Being a Dutch Orthodox is a living paradox. Descendant of people who loved to smash statues of the Virgin Mary in churches, now believing there is something essentially holy in an icon.

Maybe we should start a theological debate between Olaf Schmidt, Boudewijn and Jonathan Ridell on 'Trinity, Transsubstantation and Free Software'

by Roberto Alsina (not verified)

Sure. And I can "moderate", since I think they are all wrong in the same measure ;-)

by Boudewijn Rempt (not verified)

Personally, I prefer to think "right in the same measure" -- but then, I'm a cup-half-full kind of person :-).

by Boudewijn Rempt (not verified)

I'm not particularly Dutch, my ancestry being compounded of equal parts of German, Danish, Swedish, Belgian, Swiss and some other nations, and Deventer is only my home town because I couldn't afford a house in Haarlem. But I've got nothing but the greatest respect for Geert Groote. And I always wanted my parents to detour through Chartres on the way home from our holidays in France.

But I've grown up in a family of church-avoiders (although the church they avoided going to was strictly the Nederlands Hervormde Kerk, others were out of the question). So when I started studying I started looking around. I studied Chinese, Pali, Tibetan and Sanskrit, but also visited the church of my forefathers -- the Nederlands Hervormde Kerk. In the end, Buddhism didn't agree with me, and I was not intellectually strong enough to feel at home in a protestant church, with all the through-the-mind only that I experienced there.

Orthodoxy was exactly right for me: welcoming, easy to get into (in a pleasingly antiquarian way), and still held out the promise of intellectual rigors to come (Greek! Russian! Old Church Slavonic!). Of course, I couldn't have predicted at the time that the intellectual rigors would keep me from attending the Libre Graphics meeting... I have to be in Brussels for a theology course the same weekend the LGM is being held:-).

by Charles de Miramon (not verified)

Thanks for this glimpse of the Itinerarium mentis Balduini in Deum. After you master Slavonic, I'll send you a Coptic grammar :-)

Pity Deventer, once the Mecca of the Netherlands and now a place where you end if you cannot afford Haarlem (which is the place where you end if you cannot afford Amsterdam) ;-)

We are all waiting for your blog about Brussels theology.

by Boudewijn Rempt (not verified)

Amsterdam is nice to visit and to buy books; but I have never entertained any desire to actually live there. Anyway, Coptic... Coptic has been on my list for some time.

by Janne (not verified)

I used Krita few days ago for the first time (made some quick and dirty mockups). And I can safely say that it absolutely kicks ass! Thank you Boudewijn for your hard work on Krita!

by Raphael (not verified)

The interview was very impressive and enjoyable to read, you are a fascinating human being. Thank you so much for being around.
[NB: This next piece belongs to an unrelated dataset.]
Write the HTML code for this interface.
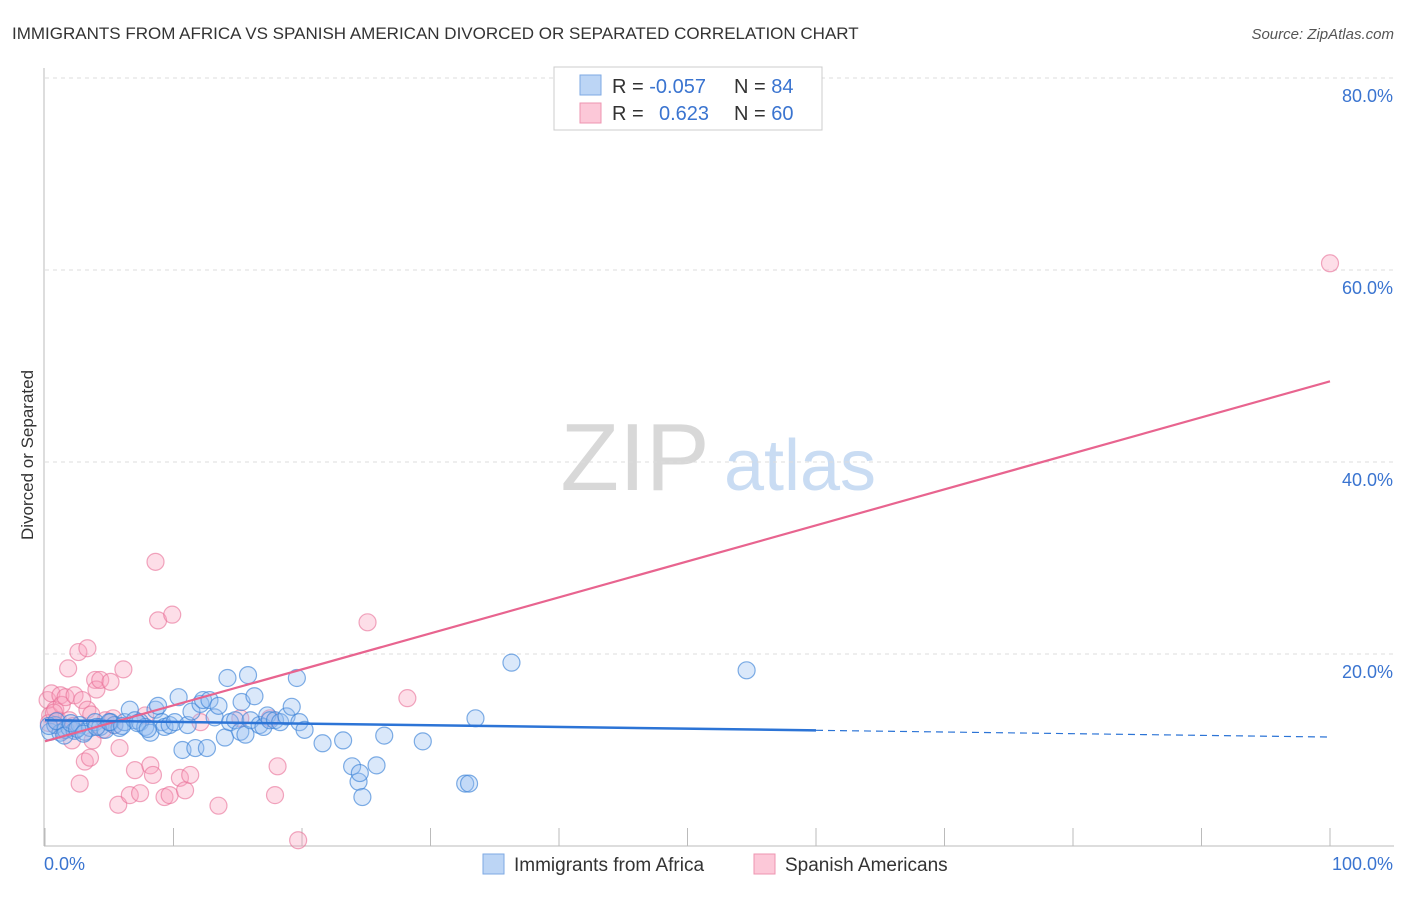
<!DOCTYPE html>
<html><head><meta charset="utf-8"><style>
body{margin:0;background:#fff;font-family:"Liberation Sans",sans-serif;}
svg text{font-family:"Liberation Sans",sans-serif;}
</style></head><body>
<svg id="chart" width="1406" height="892" xmlns="http://www.w3.org/2000/svg">
<text x="12" y="39" font-size="17" fill="#333">IMMIGRANTS FROM AFRICA VS SPANISH AMERICAN DIVORCED OR SEPARATED CORRELATION CHART</text>
<text x="1394" y="39" font-size="15" fill="#555" font-style="italic" text-anchor="end">Source: ZipAtlas.com</text>
<text x="33" y="455" font-size="17" fill="#333" text-anchor="middle" transform="rotate(-90 33 455)">Divorced or Separated</text>
<g>
<text x="635" y="490" font-size="96" fill="#d8d8d8" font-family="Liberation Serif" text-anchor="middle">ZIP</text>
<text x="800" y="490" font-size="72" fill="#c9dcf3" text-anchor="middle">atlas</text>
</g>
<g id="grid"></g><g id="axes"></g><g id="pts"></g><g id="trend"></g>
<g>
<rect x="554" y="67" width="268" height="63" fill="#fff" stroke="#ccc"/>
<rect x="580" y="75" width="21" height="20" fill="#bcd5f5" stroke="#7ea9e3"/>
<rect x="580" y="103" width="21" height="20" fill="#fcc8d8" stroke="#ee94b0"/>
<text x="612" y="93" font-size="20" fill="#333">R = <tspan fill="#3a74d0">-0.057</tspan></text>
<text x="734" y="93" font-size="20" fill="#333">N = <tspan fill="#3a74d0">84</tspan></text>
<text x="612" y="120" font-size="20" fill="#333">R = </text>
<text x="659" y="120" font-size="20" fill="#3a74d0">0.623</text>
<text x="734" y="120" font-size="20" fill="#333">N = <tspan fill="#3a74d0">60</tspan></text>
</g>
<g>
<rect x="483" y="854" width="21" height="20" fill="#bcd5f5" stroke="#7ea9e3"/>
<text x="514" y="871" font-size="19" fill="#333">Immigrants from Africa</text>
<rect x="754" y="854" width="21" height="20" fill="#fcc8d8" stroke="#ee94b0"/>
<text x="785" y="871" font-size="19" fill="#333">Spanish Americans</text>
</g>
</svg>
<script>
const yTicks=[20,40,60,80];
const yTickLabels=["20.0%","40.0%","60.0%","80.0%"];
const xTicks=[0,10,20,30,40,50,60,70,80,90,100];
const xEndLabels=["0.0%","100.0%"];
const blueX=[0.4,0.8,1.2,1.6,1.9,2.3,2.7,3.1,3.5,3.9,4.3,4.7,5.1,5.4,5.8,6.2,6.6,7.0,7.4,7.8,8.2,8.6,8.8,9.1,9.3,9.7,10.1,10.4,10.7,11.1,11.4,11.7,12.1,12.3,12.6,12.8,13.2,13.5,14.0,14.2,14.4,14.8,15.2,15.3,15.6,15.8,16.0,16.3,16.7,17.0,17.3,17.5,17.9,18.3,18.8,19.2,19.6,19.8,20.2,21.6,23.2,23.9,24.4,24.5,24.7,25.8,26.4,29.4,32.7,33.0,33.5,36.3,54.6,0.3,0.9,1.5,2.0,2.5,3.0,4.0,5.0,6.0,7.2,8.0];
const blueY=[11.9,12.6,11.8,12.1,12.3,12.0,12.6,11.9,12.3,12.9,12.4,12.1,12.9,12.6,12.3,12.9,14.2,13.1,12.9,12.4,11.8,14.2,14.6,12.9,12.4,12.6,12.9,15.5,10.0,12.6,14.0,10.2,14.8,15.2,10.2,15.2,13.4,14.6,11.3,17.5,12.9,13.1,11.9,15.0,11.6,17.8,13.1,15.6,12.6,12.4,13.6,13.1,13.1,12.9,13.5,14.5,17.5,12.9,12.1,10.7,11.0,8.3,6.7,7.6,5.1,8.4,11.5,10.9,6.5,6.5,13.3,19.1,18.3,12.5,13.0,11.5,12.8,12.2,11.7,12.4,12.9,12.5,12.8,12.2];
const pinkX=[0.2,0.4,0.5,0.8,1.0,1.2,1.3,1.6,1.8,1.9,2.1,2.3,2.6,2.7,2.9,3.1,3.3,3.3,3.5,3.7,3.9,4.0,4.3,4.5,4.7,5.1,5.3,5.4,5.7,5.8,6.1,6.6,7.0,7.4,7.8,8.2,8.4,8.6,8.8,9.3,9.7,9.9,10.5,10.9,11.3,12.1,13.5,15.2,17.5,17.9,18.1,19.7,25.1,28.2,100,0.3,0.7,1.4,2.2,3.6];
const pinkY=[15.2,13.6,15.9,14.2,13.1,15.7,14.7,15.5,18.5,13.1,11.0,15.7,20.2,6.5,15.2,8.8,20.6,14.2,9.2,11.0,17.3,16.3,17.3,12.1,13.1,17.1,13.3,12.6,4.3,10.2,18.4,5.3,7.9,5.5,13.6,8.4,7.4,29.6,23.5,5.1,5.3,24.1,7.1,5.8,7.4,12.9,4.2,13.3,13.3,5.3,8.3,0.6,23.3,15.4,60.7,12.8,13.9,12.0,12.5,13.7];
const blueTrend=[13.1,11.35];
const pinkTrend=[10.9,48.4];

const NS="http://www.w3.org/2000/svg";
const X0=45,X1=1330,Y0=846,YS=9.6;
const xs=v=>X0+(X1-X0)*v/100;
const ys=v=>Y0-YS*v;
function mk(tag,attrs,parent){const e=document.createElementNS(NS,tag);for(const k in attrs)e.setAttribute(k,attrs[k]);parent.appendChild(e);return e;}
const grid=document.getElementById('grid'),axes=document.getElementById('axes'),pts=document.getElementById('pts'),trend=document.getElementById('trend');
yTicks.forEach((t,i)=>{
 const l=mk('line',{x1:X0,x2:1394,y1:ys(t),y2:ys(t),stroke:'#ddd','stroke-dasharray':'4,4'},grid);
 
 
 const tx=mk('text',{x:1393,y:ys(t)+24,'font-size':18,fill:'#3a74d0','text-anchor':'end'},axes);
 tx.textContent=yTickLabels[i];
 
 
});
const ax=mk('line',{x1:44,x2:44,y1:68,y2:846,stroke:'#bbb'},axes);


const bx=mk('line',{x1:44,x2:1394,y1:846,y2:846,stroke:'#bbb'},axes);


xTicks.forEach(t=>{
 const l=mk('line',{x1:xs(t),x2:xs(t),y1:828,y2:846,stroke:'#bbb'},axes);
 
 
});
const xl0=mk('text',{x:44,y:870,'font-size':18,fill:'#3a74d0'},axes);
xl0.textContent=xEndLabels[0];


const xl1=mk('text',{x:1393,y:870,'font-size':18,fill:'#3a74d0','text-anchor':'end'},axes);
xl1.textContent=xEndLabels[1];


pinkX.forEach((x,i)=>{
 const c=mk('circle',{cx:xs(x),cy:ys(pinkY[i]),r:8.5,fill:'rgba(248,160,188,0.35)',stroke:'rgba(232,110,150,0.6)','stroke-width':1.2},pts);
 
 
});
blueX.forEach((x,i)=>{
 const c=mk('circle',{cx:xs(x),cy:ys(blueY[i]),r:8.5,fill:'rgba(150,190,240,0.35)',stroke:'rgba(60,130,215,0.65)','stroke-width':1.2},pts);
 
 
});
const bAt=v=>blueTrend[0]+(blueTrend[1]-blueTrend[0])*v/100;
const pAt=v=>pinkTrend[0]+(pinkTrend[1]-pinkTrend[0])*v/100;
const pl=mk('line',{x1:xs(0),y1:ys(pAt(0)),x2:xs(100),y2:ys(pAt(100)),stroke:'#e8648f','stroke-width':2.2},trend);


const bl=mk('line',{x1:xs(0),y1:ys(bAt(0)),x2:xs(60),y2:ys(bAt(60)),stroke:'#2c74d6','stroke-width':2.5},trend);


const bd=mk('line',{x1:xs(60),y1:ys(bAt(60)),x2:xs(100),y2:ys(bAt(100)),stroke:'#2c74d6','stroke-width':1.2,'stroke-dasharray':'7,5'},trend);


</script>
</body></html>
by Ian Monroe (not verified)

I love the vertical maximize feature!

by marc (not verified)

While comparing boudewijns desk to mine it's hard to recognize that both serves for the same thing. But boudewijns desk looks definetly the way I want the desk of the devs look like who care for the applications i'm using. ;-)

by fast_rizwaan (not verified)

it is not possible to drag and drop a file/folder/selection from a maximized window to a non-maximized window. as soon as we click to drag, the window focus changes to the maximized window, hiding the non-maximized window.

try this:

1. open konqueror $HOME
2. open one more instance of say konqueror /tmp
3. maximize $HOME window
4. make /tmp window smaller and in front of the maximized window (*without* always on top feature)
5. just try dragging a file/folder to the small window from the maximized HOME window (which is visibile)
6. as soon as we click on the maximized window's content/file/folder to "start the dragging"
7. small window loses focus.
8. and now where to drop the item we've selected?

The whole idea of drag and drop is failed in KDE due to KWin focus on click.

The window focus should be changed only on "mouse button *release*" and not on click!

I did report a bug (with KDE 3.3, and it is not fixed yet even in KDE 3.5.1), perhaps KDE developers don't use drag and drop.